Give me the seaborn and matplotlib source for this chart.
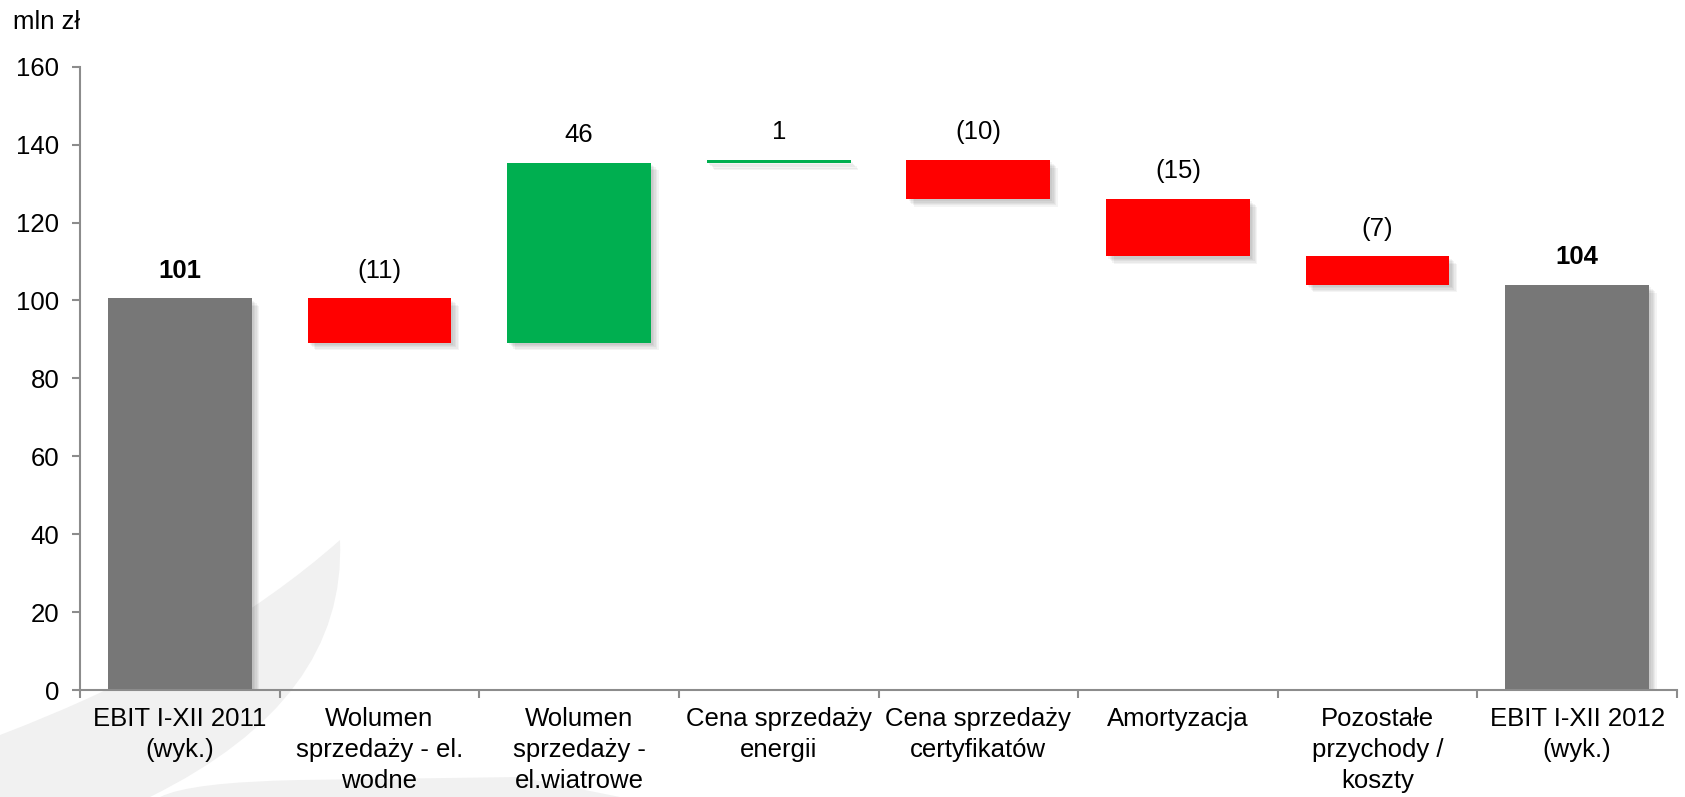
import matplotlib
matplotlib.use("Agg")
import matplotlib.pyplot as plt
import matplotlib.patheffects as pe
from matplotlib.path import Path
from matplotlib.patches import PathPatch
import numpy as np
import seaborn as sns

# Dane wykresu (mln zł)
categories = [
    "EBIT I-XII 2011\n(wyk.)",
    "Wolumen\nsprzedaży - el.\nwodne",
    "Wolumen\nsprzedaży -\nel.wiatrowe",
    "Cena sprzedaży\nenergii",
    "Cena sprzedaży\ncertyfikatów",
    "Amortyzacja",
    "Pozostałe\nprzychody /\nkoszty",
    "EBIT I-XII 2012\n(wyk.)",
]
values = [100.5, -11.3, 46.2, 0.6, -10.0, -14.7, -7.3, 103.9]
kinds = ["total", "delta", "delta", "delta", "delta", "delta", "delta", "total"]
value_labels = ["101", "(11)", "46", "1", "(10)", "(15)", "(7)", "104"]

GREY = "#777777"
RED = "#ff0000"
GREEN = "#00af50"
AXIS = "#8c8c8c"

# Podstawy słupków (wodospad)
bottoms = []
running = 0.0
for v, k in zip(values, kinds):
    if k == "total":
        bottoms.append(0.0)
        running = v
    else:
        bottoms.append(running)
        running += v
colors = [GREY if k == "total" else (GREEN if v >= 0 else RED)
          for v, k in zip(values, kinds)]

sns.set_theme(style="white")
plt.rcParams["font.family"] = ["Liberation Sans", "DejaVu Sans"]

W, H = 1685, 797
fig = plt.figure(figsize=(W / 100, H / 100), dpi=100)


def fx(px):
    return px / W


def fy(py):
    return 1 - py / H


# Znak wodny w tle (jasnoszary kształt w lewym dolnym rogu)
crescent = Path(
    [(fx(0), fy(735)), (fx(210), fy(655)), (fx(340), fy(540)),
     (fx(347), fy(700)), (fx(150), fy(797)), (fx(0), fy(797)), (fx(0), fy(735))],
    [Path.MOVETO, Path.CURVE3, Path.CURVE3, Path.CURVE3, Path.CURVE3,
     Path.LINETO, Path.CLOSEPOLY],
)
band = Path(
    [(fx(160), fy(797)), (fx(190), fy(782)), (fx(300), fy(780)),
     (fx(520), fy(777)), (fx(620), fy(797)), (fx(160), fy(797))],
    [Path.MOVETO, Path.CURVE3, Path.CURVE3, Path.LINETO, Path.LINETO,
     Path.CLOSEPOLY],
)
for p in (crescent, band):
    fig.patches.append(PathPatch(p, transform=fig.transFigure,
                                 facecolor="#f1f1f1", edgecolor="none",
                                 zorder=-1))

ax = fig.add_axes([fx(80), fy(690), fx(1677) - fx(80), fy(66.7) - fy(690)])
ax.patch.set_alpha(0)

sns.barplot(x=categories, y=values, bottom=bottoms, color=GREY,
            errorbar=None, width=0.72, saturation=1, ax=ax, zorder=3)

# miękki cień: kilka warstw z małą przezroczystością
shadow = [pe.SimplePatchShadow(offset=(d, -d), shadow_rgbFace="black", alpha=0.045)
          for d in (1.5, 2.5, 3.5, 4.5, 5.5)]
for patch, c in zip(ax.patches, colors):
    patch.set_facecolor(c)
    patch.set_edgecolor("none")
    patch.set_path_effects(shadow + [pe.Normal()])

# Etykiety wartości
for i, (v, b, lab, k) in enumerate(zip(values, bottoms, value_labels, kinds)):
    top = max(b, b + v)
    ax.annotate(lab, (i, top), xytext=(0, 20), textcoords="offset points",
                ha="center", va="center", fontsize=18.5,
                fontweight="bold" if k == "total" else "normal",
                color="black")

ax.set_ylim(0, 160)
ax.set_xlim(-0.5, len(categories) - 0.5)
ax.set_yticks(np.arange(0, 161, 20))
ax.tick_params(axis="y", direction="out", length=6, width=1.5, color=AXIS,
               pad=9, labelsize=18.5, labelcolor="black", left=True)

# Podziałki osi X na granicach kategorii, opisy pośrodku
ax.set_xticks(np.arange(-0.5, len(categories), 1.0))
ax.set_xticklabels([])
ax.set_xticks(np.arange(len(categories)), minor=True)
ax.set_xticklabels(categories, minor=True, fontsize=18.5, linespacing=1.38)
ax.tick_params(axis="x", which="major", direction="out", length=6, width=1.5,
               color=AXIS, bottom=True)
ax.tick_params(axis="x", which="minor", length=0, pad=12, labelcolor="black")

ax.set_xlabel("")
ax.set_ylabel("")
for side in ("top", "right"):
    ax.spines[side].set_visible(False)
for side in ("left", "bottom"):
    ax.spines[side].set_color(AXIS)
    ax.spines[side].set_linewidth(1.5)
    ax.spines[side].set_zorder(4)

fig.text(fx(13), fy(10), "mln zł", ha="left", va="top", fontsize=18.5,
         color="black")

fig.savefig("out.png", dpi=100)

* WHAT THE TASK REQUIRES *
Extract, word for word, each line from the top of the data down to and including the line with "import seaborn as sns"; skip the pictures.

* ANSWER TO THE TASK *
Give me the seaborn and matplotlib source for this chart.
import matplotlib
matplotlib.use("Agg")
import matplotlib.pyplot as plt
import matplotlib.patheffects as pe
from matplotlib.path import Path
from matplotlib.patches import PathPatch
import numpy as np
import seaborn as sns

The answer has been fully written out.